There is no denying that you are standing on the rim of a volcanic crater, when you stand at Uhuru Peak. However what many people do not realise is that what you are standing on is the rim of only one of Kibo’s three craters. In fact once you pass Stella Point en route to summit and come around the first rocky outcrop, if you look far right you can just make out the other crater rim. Not far from the summit board, albeit entailing a steep descent into the outer crater and then a further 70m ascent, is Reusch Crater and Ash pit. Reusch crater is about 1300m wide and within that lies Ash Pit, one of the most circular vents in the world at 140m in diameter. If there was any doubt about Kibo being dormant, all you have to do is stand on the edge of Reusch crater and if the wind blows in the right direction, you will easily smell the sulphur exuding from deep below.

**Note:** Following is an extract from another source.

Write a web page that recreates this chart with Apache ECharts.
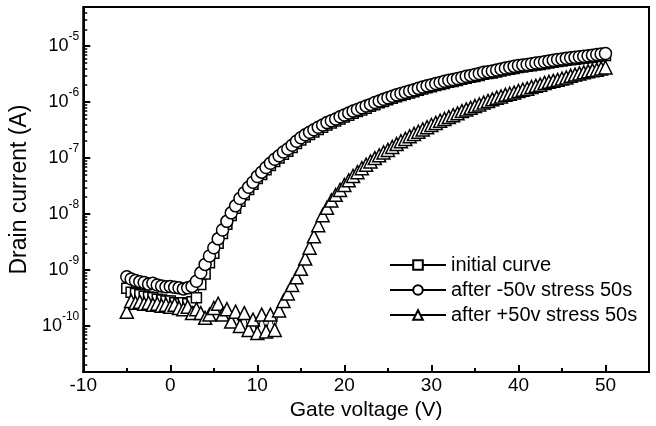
<!DOCTYPE html>
<html><head><meta charset="utf-8">
<script src="https://cdn.jsdelivr.net/npm/echarts@6/dist/echarts.min.js"></script>
<style>html,body{margin:0;padding:0;background:#fff}#c{width:656px;height:426px}</style>
</head><body><div id="c"></div>
<script>
const gateVoltage = [
-5,-4.5,-4,-3.5,-3,-2.5,-2,-1.5,-1,-0.5,
0,0.5,1,1.5,2,2.5,3,3.5,4,4.5,
5,5.5,6,6.5,7,7.5,8,8.5,9,9.5,
10,10.5,11,11.5,12,12.5,13,13.5,14,14.5,
15,15.5,16,16.5,17,17.5,18,18.5,19,19.5,
20,20.5,21,21.5,22,22.5,23,23.5,24,24.5,
25,25.5,26,26.5,27,27.5,28,28.5,29,29.5,
30,30.5,31,31.5,32,32.5,33,33.5,34,34.5,
35,35.5,36,36.5,37,37.5,38,38.5,39,39.5,
40,40.5,41,41.5,42,42.5,43,43.5,44,44.5,
45,45.5,46,46.5,47,47.5,48,48.5,49,49.5,
50];
const initialCurve = [
4.7e-10,4.0e-10,3.8e-10,3.6e-10,3.4e-10,3.3e-10,3.2e-10,3.0e-10,2.9e-10,2.8e-10,
2.8e-10,2.6e-10,2.5e-10,2.6e-10,2.5e-10,2.7e-10,3.2e-10,5.5e-10,8.5e-10,1.35e-9,
2.0e-9,3.0e-9,4.5e-9,6.6e-9,9.4e-9,1.27e-8,1.7e-8,2.2e-8,2.75e-8,3.4e-8,
4.3e-8,5.1e-8,6.2e-8,7.4e-8,8.7e-8,1.0e-7,1.17e-7,1.33e-7,1.55e-7,1.82e-7,
2.1e-7,2.37e-7,2.65e-7,2.92e-7,3.25e-7,3.55e-7,3.9e-7,4.25e-7,4.6e-7,5.0e-7,
5.4e-7,5.85e-7,6.3e-7,6.8e-7,7.25e-7,7.8e-7,8.4e-7,9.0e-7,9.7e-7,1.03e-6,
1.1e-6,1.17e-6,1.24e-6,1.31e-6,1.38e-6,1.46e-6,1.53e-6,1.62e-6,1.71e-6,1.8e-6,
1.88e-6,1.97e-6,2.06e-6,2.16e-6,2.26e-6,2.34e-6,2.43e-6,2.55e-6,2.67e-6,2.77e-6,
2.86e-6,3.0e-6,3.13e-6,3.23e-6,3.32e-6,3.46e-6,3.6e-6,3.73e-6,3.87e-6,4.0e-6,
4.15e-6,4.25e-6,4.35e-6,4.47e-6,4.6e-6,4.7e-6,4.85e-6,5.0e-6,5.15e-6,5.3e-6,
5.45e-6,5.6e-6,5.7e-6,5.8e-6,5.95e-6,6.1e-6,6.2e-6,6.35e-6,6.5e-6,6.65e-6,
6.8e-6];
const afterMinus50 = [
7.6e-10,6.9e-10,6.5e-10,6.2e-10,6.0e-10,5.6e-10,5.8e-10,5.4e-10,5.2e-10,5.0e-10,
5.1e-10,4.9e-10,4.8e-10,4.6e-10,4.8e-10,5.1e-10,6.3e-10,8.9e-10,1.26e-9,1.78e-9,
2.5e-9,3.6e-9,5.2e-9,7.4e-9,1.05e-8,1.4e-8,1.9e-8,2.4e-8,3.0e-8,3.7e-8,
4.7e-8,5.6e-8,6.8e-8,8.1e-8,9.5e-8,1.1e-7,1.28e-7,1.45e-7,1.7e-7,2.0e-7,
2.3e-7,2.6e-7,2.9e-7,3.2e-7,3.55e-7,3.9e-7,4.3e-7,4.65e-7,5.0e-7,5.45e-7,
5.9e-7,6.4e-7,6.9e-7,7.4e-7,7.9e-7,8.5e-7,9.1e-7,9.8e-7,1.05e-6,1.12e-6,
1.2e-6,1.27e-6,1.35e-6,1.42e-6,1.5e-6,1.58e-6,1.66e-6,1.76e-6,1.86e-6,1.95e-6,
2.04e-6,2.14e-6,2.24e-6,2.35e-6,2.45e-6,2.54e-6,2.63e-6,2.76e-6,2.9e-6,3.0e-6,
3.1e-6,3.25e-6,3.4e-6,3.5e-6,3.6e-6,3.75e-6,3.9e-6,4.05e-6,4.2e-6,4.35e-6,
4.5e-6,4.6e-6,4.7e-6,4.85e-6,5.0e-6,5.1e-6,5.25e-6,5.4e-6,5.6e-6,5.75e-6,
5.9e-6,6.05e-6,6.2e-6,6.3e-6,6.45e-6,6.6e-6,6.75e-6,6.9e-6,7.1e-6,7.25e-6,
7.4e-6];
const afterPlus50 = [
1.8e-10,2.8e-10,2.6e-10,2.7e-10,2.5e-10,2.6e-10,2.4e-10,2.5e-10,2.3e-10,2.4e-10,
2.2e-10,2.4e-10,2.1e-10,2.0e-10,2.2e-10,1.7e-10,2.0e-10,1.7e-10,1.4e-10,1.6e-10,
2.1e-10,2.5e-10,1.6e-10,2.0e-10,1.2e-10,1.8e-10,1.0e-10,1.7e-10,8.5e-11,1.3e-10,
7.5e-11,1.6e-10,8.0e-11,1.6e-10,8.5e-11,1.9e-10,2.8e-10,3.8e-10,5.4e-10,7.4e-10,
1.05e-9,1.6e-9,2.5e-9,4.0e-9,6.3e-9,9.5e-9,1.3e-8,1.75e-8,2.2e-8,2.7e-8,
3.3e-8,4.0e-8,4.8e-8,5.6e-8,6.6e-8,7.6e-8,8.7e-8,1.0e-7,1.12e-7,1.26e-7,
1.4e-7,1.58e-7,1.78e-7,2.0e-7,2.2e-7,2.45e-7,2.7e-7,2.95e-7,3.25e-7,3.55e-7,
3.9e-7,4.25e-7,4.65e-7,5.0e-7,5.4e-7,5.85e-7,6.3e-7,6.9e-7,7.4e-7,7.9e-7,
8.5e-7,9.1e-7,9.8e-7,1.05e-6,1.12e-6,1.2e-6,1.26e-6,1.35e-6,1.41e-6,1.48e-6,
1.58e-6,1.66e-6,1.74e-6,1.86e-6,1.95e-6,2.04e-6,2.2e-6,2.3e-6,2.4e-6,2.5e-6,
2.63e-6,2.75e-6,2.95e-6,3.1e-6,3.25e-6,3.4e-6,3.55e-6,3.7e-6,3.8e-6,4.0e-6,
4.15e-6];
const seriesNames = ['initial curve', 'after -50v stress 50s', 'after +50v stress 50s'];
const xMajorTicks = [-10, 0, 10, 20, 30, 40, 50];
const xMinorTicks = [-5, 5, 15, 25, 35, 45];
const yMajorTicks = [1e-10, 1e-9, 1e-8, 1e-7, 1e-6, 1e-5];
const yMinorMultipliers = [2, 3, 4, 5, 6, 7, 8, 9];
const yMin = 1.5e-11, yMax = 5e-5;

const yMinorTicks = [];
for (let e = -11; e <= -5; e++) {
  for (const m of yMinorMultipliers) {
    const v = m * Math.pow(10, e);
    if (v > yMin && v < yMax) yMinorTicks.push(v);
  }
}

const FONT = 'Arial, "Liberation Sans", sans-serif';
const pair = ys => gateVoltage.map((x, i) => [x, ys[i]]);
const mk = (name, ys, symbol, size, z) => ({
  name, type: 'line', data: pair(ys), symbol, symbolSize: size, z,
  showAllSymbol: true,
  lineStyle: { color: '#000', width: 1 },
  itemStyle: { color: '#fff', borderColor: '#000', borderWidth: 1.5 }
});

const chart = echarts.init(document.getElementById('c'), null, { renderer: 'canvas' });
chart.setOption({
  animation: false,
  backgroundColor: '#fff',
  textStyle: { fontFamily: FONT },
  grid: { left: 83, right: 7, top: 7, bottom: 46, show: true, borderColor: '#000', borderWidth: 2, backgroundColor: 'transparent' },
  legend: {
    orient: 'vertical', left: 384, top: 250, itemWidth: 56, itemHeight: 12, itemGap: 5,
    data: seriesNames,
    textStyle: { fontFamily: FONT, fontSize: 20, color: '#000' }
  },
  xAxis: [{
    type: 'value', min: -10, max: 55, interval: 10,
    name: 'Gate voltage (V)', nameLocation: 'middle', nameGap: 23,
    nameTextStyle: { fontFamily: FONT, fontSize: 21, color: '#000' },
    axisLine: { onZero: false, lineStyle: { color: '#000', width: 2 } },
    axisTick: { inside: true, length: 7, lineStyle: { color: '#000', width: 2 }, customValues: xMajorTicks },
    axisLabel: { color: '#000', fontSize: 19, margin: 4, fontFamily: FONT, customValues: xMajorTicks },
    splitLine: { show: false }
  }, {
    type: 'value', min: -10, max: 55, position: 'bottom', gridIndex: 0,
    axisLine: { show: false, onZero: false },
    axisTick: { inside: true, length: 4, lineStyle: { color: '#000', width: 2 }, customValues: xMinorTicks },
    axisLabel: { show: false },
    splitLine: { show: false }
  }],
  yAxis: [{
    type: 'log', min: yMin, max: yMax,
    name: 'Drain current (A)', nameLocation: 'middle', nameGap: 47, nameRotate: 90,
    nameTextStyle: { fontFamily: FONT, fontSize: 23, color: '#000' },
    axisLine: { onZero: false, lineStyle: { color: '#000', width: 2 } },
    axisTick: { inside: true, length: 7, lineStyle: { color: '#000', width: 2 }, customValues: yMajorTicks },
    axisLabel: {
      color: '#000', margin: 4, customValues: yMajorTicks,
      formatter: v => '{b|10}{s|' + Math.round(Math.log10(v)) + '}',
      rich: {
        b: { fontFamily: FONT, fontSize: 18, lineHeight: 30, color: '#000' },
        s: { fontFamily: FONT, fontSize: 12, lineHeight: 12, verticalAlign: 'top', color: '#000' }
      }
    },
    splitLine: { show: false }
  }, {
    type: 'log', min: yMin, max: yMax, position: 'left', gridIndex: 0,
    axisLine: { show: false, onZero: false },
    axisTick: { inside: true, length: 4, lineStyle: { color: '#000', width: 1.5 }, customValues: yMinorTicks },
    axisLabel: { show: false },
    splitLine: { show: false }
  }],
  series: [
    mk(seriesNames[0], initialCurve, 'rect', 10, 2),
    mk(seriesNames[1], afterMinus50, 'circle', 12, 3),
    mk(seriesNames[2], afterPlus50, 'triangle', 13, 4)
  ]
});
</script>
</body></html>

What is particularly interesting though and often not directly visible from the route, is that the section between Kibo running toward Mawenzi and down to the south west of Marangu are a series of about 250 parasitic cones, which are cone-shaped accumulations of volcanic material not part of the central vent of a volcano. They formed from smaller eruptions from unstable fractures below.
Over each and every successive climb little changes on Kilimanjaro, save for the progressively vanishing glaciers. Increased glacial melt brings new wash aways and climatic conditions give rise to endless erosion. Every now and then a massive chunk of stone comes crashing down from Lava Tower making it less stable than before to the extent that Park authorities have banned anyone from climbing it. The massive valleys and endless groves of scenecio, magical lush forests around her base and the endless mists that roll in and out across the mountain make Kilimanjaro one of the most beautiful mountains to climb. Yet let us remind ourselves when we climb this sleeping beauty that she is not stratovolcano for nothing, for beneath her seemingly calm demeanour lies a hotbed of activity.